Please join us for CuSPP Seminar in person (ADH Conference room) and online on Wednesday, 31 July from 5-6pm. Please refer to the CuSPP email or email Wesley.Lim@anu.edu.au for the link.
Dance adaptations of modernist works by authors such as Rainer Maria Rilke, Thomas Mann, and Virginia Woolf have been thriving in the last twenty years. Why? Modernist literature’s exploration of the mind and its experiments with language seem at odds with the non-verbal medium of dance and its emphasis on the body and movement. By turning to this untold history of dance adaptations, Meindert Peters’s current research project ‘Dancing Modernist Literature’ generates a new understanding of the reception and continuing relevance of modernist literature in the twenty-first century.
These dance adaptations have uniquely foregrounded the moving body in quintessential modernist concerns, for example over identity. When Franz Kafka’s Gregor Samsa turns into a vermin overnight, for example, Arthur Pita’s 2011 ballet adaptation of The Metamorphosis emphasizes how he tumbles and falls, tests his physical abilities, and reaches new heights. Samsa’s alterity is not merely psychological but also bound up with corporeal pleasure and pain. My research centres around this corporeality, examining the twofold role bodily movement plays in modernist literature’s enduring legacy and appeal. The dance adaptations I explore reveal that the figure in motion and flux is an important subject of these literary texts, complicating modernist concerns over more intangible issues such as identity and language.
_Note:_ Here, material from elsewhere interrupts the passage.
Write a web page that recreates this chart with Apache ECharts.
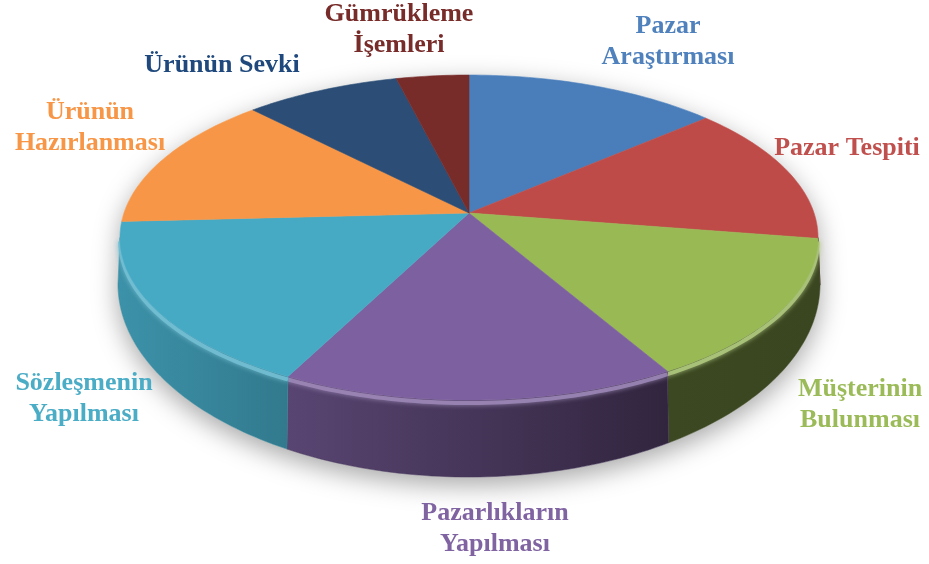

And they show how the dancing body can be a powerful medium for rearticulating modernist narratives.
In this research talk, Peters discusses some of this work, including his practical work with choreographers.
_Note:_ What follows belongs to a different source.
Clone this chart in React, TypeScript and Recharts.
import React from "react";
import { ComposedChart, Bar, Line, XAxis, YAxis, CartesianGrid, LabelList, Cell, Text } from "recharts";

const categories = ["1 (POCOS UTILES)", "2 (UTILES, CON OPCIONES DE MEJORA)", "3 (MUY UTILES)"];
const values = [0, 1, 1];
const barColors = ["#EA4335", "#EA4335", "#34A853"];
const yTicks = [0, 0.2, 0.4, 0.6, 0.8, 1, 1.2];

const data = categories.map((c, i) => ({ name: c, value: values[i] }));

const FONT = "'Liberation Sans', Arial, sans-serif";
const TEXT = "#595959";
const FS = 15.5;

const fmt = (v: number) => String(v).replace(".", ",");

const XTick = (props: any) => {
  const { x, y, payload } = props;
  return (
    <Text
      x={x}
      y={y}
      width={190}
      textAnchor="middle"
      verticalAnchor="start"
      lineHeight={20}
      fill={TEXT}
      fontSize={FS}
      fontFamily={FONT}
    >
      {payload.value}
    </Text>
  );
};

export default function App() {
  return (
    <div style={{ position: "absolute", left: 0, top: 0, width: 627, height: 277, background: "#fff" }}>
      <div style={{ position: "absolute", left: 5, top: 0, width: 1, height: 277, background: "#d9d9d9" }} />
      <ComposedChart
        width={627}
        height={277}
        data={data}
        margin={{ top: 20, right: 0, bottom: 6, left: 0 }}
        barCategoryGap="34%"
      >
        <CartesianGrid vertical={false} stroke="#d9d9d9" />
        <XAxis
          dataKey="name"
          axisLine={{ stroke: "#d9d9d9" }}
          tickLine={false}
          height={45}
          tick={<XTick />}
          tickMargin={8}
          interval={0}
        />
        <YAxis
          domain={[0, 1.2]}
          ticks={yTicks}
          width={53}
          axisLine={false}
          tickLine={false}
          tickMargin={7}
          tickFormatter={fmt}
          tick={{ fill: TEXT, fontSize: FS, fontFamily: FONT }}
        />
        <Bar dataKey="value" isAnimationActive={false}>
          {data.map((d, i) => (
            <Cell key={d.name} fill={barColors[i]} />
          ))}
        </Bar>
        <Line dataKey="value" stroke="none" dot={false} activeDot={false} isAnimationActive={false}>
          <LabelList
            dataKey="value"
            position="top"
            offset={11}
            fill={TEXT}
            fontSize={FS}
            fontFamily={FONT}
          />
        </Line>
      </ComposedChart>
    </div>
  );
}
Meindert Peters is Leverhulme Early-Career Fellow in German and Performance and Junior Research Fellow at New College, both at Oxford. His first book entitled Habituation in German Modernism (Camden House, 2024) explores early 20th-century imaginaries around habit and skill. His current book-length project Dancing Modernist Literature (under contract with Edinburgh University Press) looks at 21st-century dance performances of European modernist literature in theory and practice. He is editor of Brill’s Bodies and Abilities book series, co-curator of the Kafka: Making of an Icon exhibition in Oxford and New York, and a former professional (ballet) dancer, choreographer, and teacher.